GOAL OF THE EXERCISE:
Among the entries that follow, tally the lines with the string "source". Give no more than the number.

>> begin RECORDED DATA

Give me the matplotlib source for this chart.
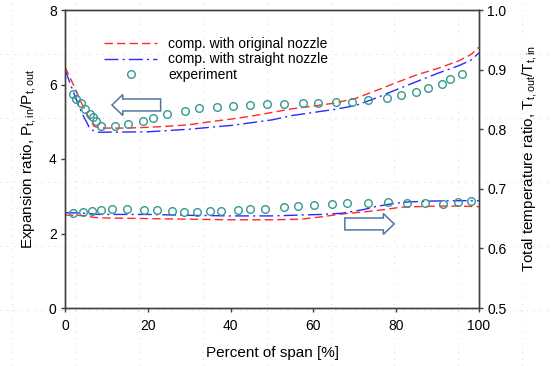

>> end RECORDED DATA
>> begin RECORDED DATA

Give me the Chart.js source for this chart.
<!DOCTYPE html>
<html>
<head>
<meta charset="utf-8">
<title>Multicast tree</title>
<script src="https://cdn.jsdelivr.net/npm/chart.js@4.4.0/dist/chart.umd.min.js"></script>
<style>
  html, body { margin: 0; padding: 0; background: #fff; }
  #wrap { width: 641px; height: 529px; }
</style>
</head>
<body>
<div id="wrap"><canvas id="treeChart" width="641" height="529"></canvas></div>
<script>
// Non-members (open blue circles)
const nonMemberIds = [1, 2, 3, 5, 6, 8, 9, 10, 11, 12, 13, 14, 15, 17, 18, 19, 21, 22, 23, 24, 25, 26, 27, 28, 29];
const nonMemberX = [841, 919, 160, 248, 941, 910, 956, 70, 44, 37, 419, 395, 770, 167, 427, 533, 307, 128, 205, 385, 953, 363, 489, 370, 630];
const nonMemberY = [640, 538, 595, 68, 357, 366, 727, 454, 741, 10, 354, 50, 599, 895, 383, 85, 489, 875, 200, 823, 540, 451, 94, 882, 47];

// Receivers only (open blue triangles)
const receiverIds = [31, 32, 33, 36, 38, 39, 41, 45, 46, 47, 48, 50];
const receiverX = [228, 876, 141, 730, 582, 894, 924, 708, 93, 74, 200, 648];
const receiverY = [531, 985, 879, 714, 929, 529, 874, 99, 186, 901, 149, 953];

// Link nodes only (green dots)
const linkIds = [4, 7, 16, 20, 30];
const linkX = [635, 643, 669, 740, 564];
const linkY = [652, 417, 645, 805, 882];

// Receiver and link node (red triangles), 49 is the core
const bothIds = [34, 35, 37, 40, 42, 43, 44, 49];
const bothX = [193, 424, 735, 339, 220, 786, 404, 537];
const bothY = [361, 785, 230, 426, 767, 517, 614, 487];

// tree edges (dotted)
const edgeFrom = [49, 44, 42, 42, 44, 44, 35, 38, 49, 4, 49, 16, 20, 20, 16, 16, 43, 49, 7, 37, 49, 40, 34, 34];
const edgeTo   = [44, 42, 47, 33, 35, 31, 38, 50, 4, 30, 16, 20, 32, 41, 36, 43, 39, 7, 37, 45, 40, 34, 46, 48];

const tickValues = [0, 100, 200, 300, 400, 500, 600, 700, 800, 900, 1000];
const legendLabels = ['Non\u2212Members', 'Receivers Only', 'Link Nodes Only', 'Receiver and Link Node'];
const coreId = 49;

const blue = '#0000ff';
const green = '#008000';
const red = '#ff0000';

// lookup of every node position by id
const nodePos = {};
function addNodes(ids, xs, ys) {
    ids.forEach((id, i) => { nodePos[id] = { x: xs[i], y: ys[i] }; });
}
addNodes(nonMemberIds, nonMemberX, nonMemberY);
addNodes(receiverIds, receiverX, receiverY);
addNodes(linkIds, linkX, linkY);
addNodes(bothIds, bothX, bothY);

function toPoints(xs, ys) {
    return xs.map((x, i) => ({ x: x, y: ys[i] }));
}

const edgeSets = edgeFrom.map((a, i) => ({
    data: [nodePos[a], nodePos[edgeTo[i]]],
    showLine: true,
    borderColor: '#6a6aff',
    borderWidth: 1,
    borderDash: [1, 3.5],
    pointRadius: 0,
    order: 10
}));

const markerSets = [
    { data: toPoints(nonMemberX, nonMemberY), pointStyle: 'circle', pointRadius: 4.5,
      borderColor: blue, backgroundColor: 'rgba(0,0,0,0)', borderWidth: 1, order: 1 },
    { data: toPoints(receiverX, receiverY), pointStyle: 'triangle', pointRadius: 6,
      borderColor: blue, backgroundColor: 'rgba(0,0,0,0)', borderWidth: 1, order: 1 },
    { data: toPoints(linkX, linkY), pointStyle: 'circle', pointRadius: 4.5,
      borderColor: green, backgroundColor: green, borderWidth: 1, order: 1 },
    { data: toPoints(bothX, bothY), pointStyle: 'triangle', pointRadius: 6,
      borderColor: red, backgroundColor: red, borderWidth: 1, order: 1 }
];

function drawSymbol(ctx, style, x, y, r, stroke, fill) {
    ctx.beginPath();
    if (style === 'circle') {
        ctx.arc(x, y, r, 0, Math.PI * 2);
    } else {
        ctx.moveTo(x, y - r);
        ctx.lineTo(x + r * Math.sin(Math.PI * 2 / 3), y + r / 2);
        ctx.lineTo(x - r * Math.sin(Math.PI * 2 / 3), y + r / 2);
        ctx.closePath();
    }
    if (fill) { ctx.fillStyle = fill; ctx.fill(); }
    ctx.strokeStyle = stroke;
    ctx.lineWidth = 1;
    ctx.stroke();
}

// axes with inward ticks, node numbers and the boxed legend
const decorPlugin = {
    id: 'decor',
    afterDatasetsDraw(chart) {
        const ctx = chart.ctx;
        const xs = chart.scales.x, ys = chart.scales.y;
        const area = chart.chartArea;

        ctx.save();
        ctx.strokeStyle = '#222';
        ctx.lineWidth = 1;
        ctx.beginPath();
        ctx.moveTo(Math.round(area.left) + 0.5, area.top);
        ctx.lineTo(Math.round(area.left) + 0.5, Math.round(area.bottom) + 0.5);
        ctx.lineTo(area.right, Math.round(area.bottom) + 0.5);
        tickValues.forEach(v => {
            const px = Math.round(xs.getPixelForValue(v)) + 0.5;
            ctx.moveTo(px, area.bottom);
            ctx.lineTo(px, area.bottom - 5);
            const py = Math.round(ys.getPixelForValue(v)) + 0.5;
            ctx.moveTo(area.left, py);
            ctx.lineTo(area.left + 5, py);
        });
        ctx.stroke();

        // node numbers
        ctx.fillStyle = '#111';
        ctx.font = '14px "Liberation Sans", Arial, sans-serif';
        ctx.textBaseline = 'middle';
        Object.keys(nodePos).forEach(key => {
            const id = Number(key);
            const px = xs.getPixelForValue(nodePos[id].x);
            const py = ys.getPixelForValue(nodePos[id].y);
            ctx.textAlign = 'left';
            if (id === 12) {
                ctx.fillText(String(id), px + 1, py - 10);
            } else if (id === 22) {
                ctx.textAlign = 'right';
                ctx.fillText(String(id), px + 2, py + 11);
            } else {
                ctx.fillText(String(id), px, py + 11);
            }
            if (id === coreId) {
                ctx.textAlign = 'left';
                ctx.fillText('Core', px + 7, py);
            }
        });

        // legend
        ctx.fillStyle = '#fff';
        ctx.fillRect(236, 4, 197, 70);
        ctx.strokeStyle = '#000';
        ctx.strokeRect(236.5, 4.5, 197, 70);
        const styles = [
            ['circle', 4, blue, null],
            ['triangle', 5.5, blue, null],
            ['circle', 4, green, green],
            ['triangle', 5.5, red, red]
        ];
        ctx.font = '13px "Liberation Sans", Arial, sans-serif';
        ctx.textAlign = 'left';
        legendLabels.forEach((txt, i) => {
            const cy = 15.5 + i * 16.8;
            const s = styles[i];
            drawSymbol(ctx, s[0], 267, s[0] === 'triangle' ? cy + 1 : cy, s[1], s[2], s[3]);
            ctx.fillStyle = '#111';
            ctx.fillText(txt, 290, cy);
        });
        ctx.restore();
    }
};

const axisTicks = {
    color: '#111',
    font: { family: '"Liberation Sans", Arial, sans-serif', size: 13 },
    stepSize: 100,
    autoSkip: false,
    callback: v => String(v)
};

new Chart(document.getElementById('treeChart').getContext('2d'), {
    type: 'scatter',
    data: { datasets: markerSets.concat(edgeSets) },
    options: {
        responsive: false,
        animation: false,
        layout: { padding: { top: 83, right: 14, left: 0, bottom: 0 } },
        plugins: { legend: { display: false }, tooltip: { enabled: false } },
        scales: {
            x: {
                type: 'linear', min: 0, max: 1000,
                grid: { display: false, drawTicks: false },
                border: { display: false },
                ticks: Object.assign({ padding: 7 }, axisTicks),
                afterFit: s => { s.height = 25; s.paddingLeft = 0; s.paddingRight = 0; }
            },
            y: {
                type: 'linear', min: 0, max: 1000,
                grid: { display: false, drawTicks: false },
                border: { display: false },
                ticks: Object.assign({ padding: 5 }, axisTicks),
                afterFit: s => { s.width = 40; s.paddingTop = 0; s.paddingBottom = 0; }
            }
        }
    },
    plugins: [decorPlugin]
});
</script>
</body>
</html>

>> end RECORDED DATA

RESPONSE:
2